INSTRUCTIONS FOR THE TASK – For this exercise, repeat all of the material verbatim apart from its images.

_ _ _ _ _ _ _

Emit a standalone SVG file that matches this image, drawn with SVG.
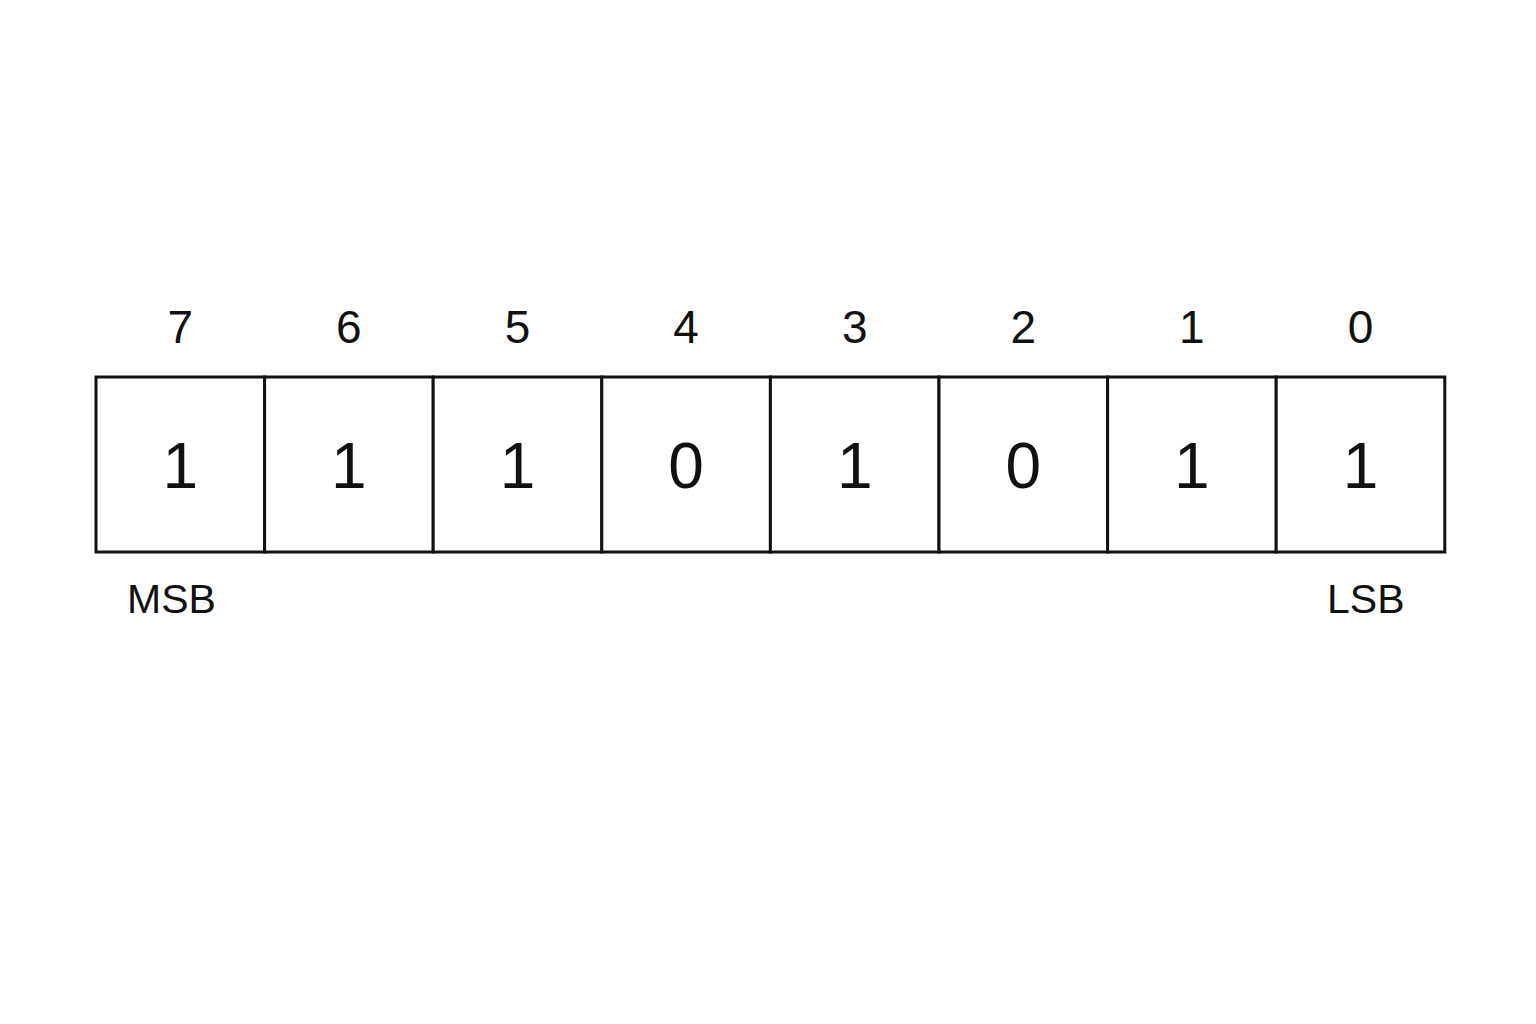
<svg xmlns="http://www.w3.org/2000/svg" width="1536" height="1024" viewBox="0 0 1536 1024">
<style>
.cell{fill:#fff;stroke:#111;stroke-width:3}
.idx{font-family:"Liberation Sans",Arial,sans-serif;font-size:46px;fill:#111;text-anchor:middle}
.bit{font-family:"Liberation Sans",Arial,sans-serif;font-size:64px;fill:#111;text-anchor:middle}
.lbl{font-family:"Liberation Sans",Arial,sans-serif;font-size:41px;fill:#111}
</style>
<rect width="1536" height="1024" fill="#fff"/>
<g id="bit7"><rect class="cell" x="96" y="377" width="168.6" height="175"/><text class="idx" x="180.3" y="343">7</text><text class="bit" x="180.3" y="488">1</text></g>
<g id="bit6"><rect class="cell" x="264.6" y="377" width="168.6" height="175"/><text class="idx" x="348.9" y="343">6</text><text class="bit" x="348.9" y="488">1</text></g>
<g id="bit5"><rect class="cell" x="433.2" y="377" width="168.6" height="175"/><text class="idx" x="517.5" y="343">5</text><text class="bit" x="517.5" y="488">1</text></g>
<g id="bit4"><rect class="cell" x="601.8" y="377" width="168.6" height="175"/><text class="idx" x="686.1" y="343">4</text><text class="bit" x="686.1" y="488">0</text></g>
<g id="bit3"><rect class="cell" x="770.4" y="377" width="168.6" height="175"/><text class="idx" x="854.7" y="343">3</text><text class="bit" x="854.7" y="488">1</text></g>
<g id="bit2"><rect class="cell" x="939" y="377" width="168.6" height="175"/><text class="idx" x="1023.3" y="343">2</text><text class="bit" x="1023.3" y="488">0</text></g>
<g id="bit1"><rect class="cell" x="1107.6" y="377" width="168.6" height="175"/><text class="idx" x="1191.9" y="343">1</text><text class="bit" x="1191.9" y="488">1</text></g>
<g id="bit0"><rect class="cell" x="1276.2" y="377" width="168.6" height="175"/><text class="idx" x="1360.5" y="343">0</text><text class="bit" x="1360.5" y="488">1</text></g>
<g id="labels"><text class="lbl" x="127" y="613">MSB</text><text class="lbl" x="1327" y="613">LSB</text></g>
<g id="connectors"></g>
</svg>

_ _ _ _ _ _ _

SOLUTION TO THIS EXERCISE –
Emit a standalone SVG file that matches this image, drawn with SVG.
<svg xmlns="http://www.w3.org/2000/svg" width="1536" height="1024" viewBox="0 0 1536 1024">
<style>
.cell{fill:#fff;stroke:#111;stroke-width:3}
.idx{font-family:"Liberation Sans",Arial,sans-serif;font-size:46px;fill:#111;text-anchor:middle}
.bit{font-family:"Liberation Sans",Arial,sans-serif;font-size:64px;fill:#111;text-anchor:middle}
.lbl{font-family:"Liberation Sans",Arial,sans-serif;font-size:41px;fill:#111}
</style>
<rect width="1536" height="1024" fill="#fff"/>
<g id="bit7"><rect class="cell" x="96" y="377" width="168.6" height="175"/><text class="idx" x="180.3" y="343">7</text><text class="bit" x="180.3" y="488">1</text></g>
<g id="bit6"><rect class="cell" x="264.6" y="377" width="168.6" height="175"/><text class="idx" x="348.9" y="343">6</text><text class="bit" x="348.9" y="488">1</text></g>
<g id="bit5"><rect class="cell" x="433.2" y="377" width="168.6" height="175"/><text class="idx" x="517.5" y="343">5</text><text class="bit" x="517.5" y="488">1</text></g>
<g id="bit4"><rect class="cell" x="601.8" y="377" width="168.6" height="175"/><text class="idx" x="686.1" y="343">4</text><text class="bit" x="686.1" y="488">0</text></g>
<g id="bit3"><rect class="cell" x="770.4" y="377" width="168.6" height="175"/><text class="idx" x="854.7" y="343">3</text><text class="bit" x="854.7" y="488">1</text></g>
<g id="bit2"><rect class="cell" x="939" y="377" width="168.6" height="175"/><text class="idx" x="1023.3" y="343">2</text><text class="bit" x="1023.3" y="488">0</text></g>
<g id="bit1"><rect class="cell" x="1107.6" y="377" width="168.6" height="175"/><text class="idx" x="1191.9" y="343">1</text><text class="bit" x="1191.9" y="488">1</text></g>
<g id="bit0"><rect class="cell" x="1276.2" y="377" width="168.6" height="175"/><text class="idx" x="1360.5" y="343">0</text><text class="bit" x="1360.5" y="488">1</text></g>
<g id="labels"><text class="lbl" x="127" y="613">MSB</text><text class="lbl" x="1327" y="613">LSB</text></g>
<g id="connectors"></g>
</svg>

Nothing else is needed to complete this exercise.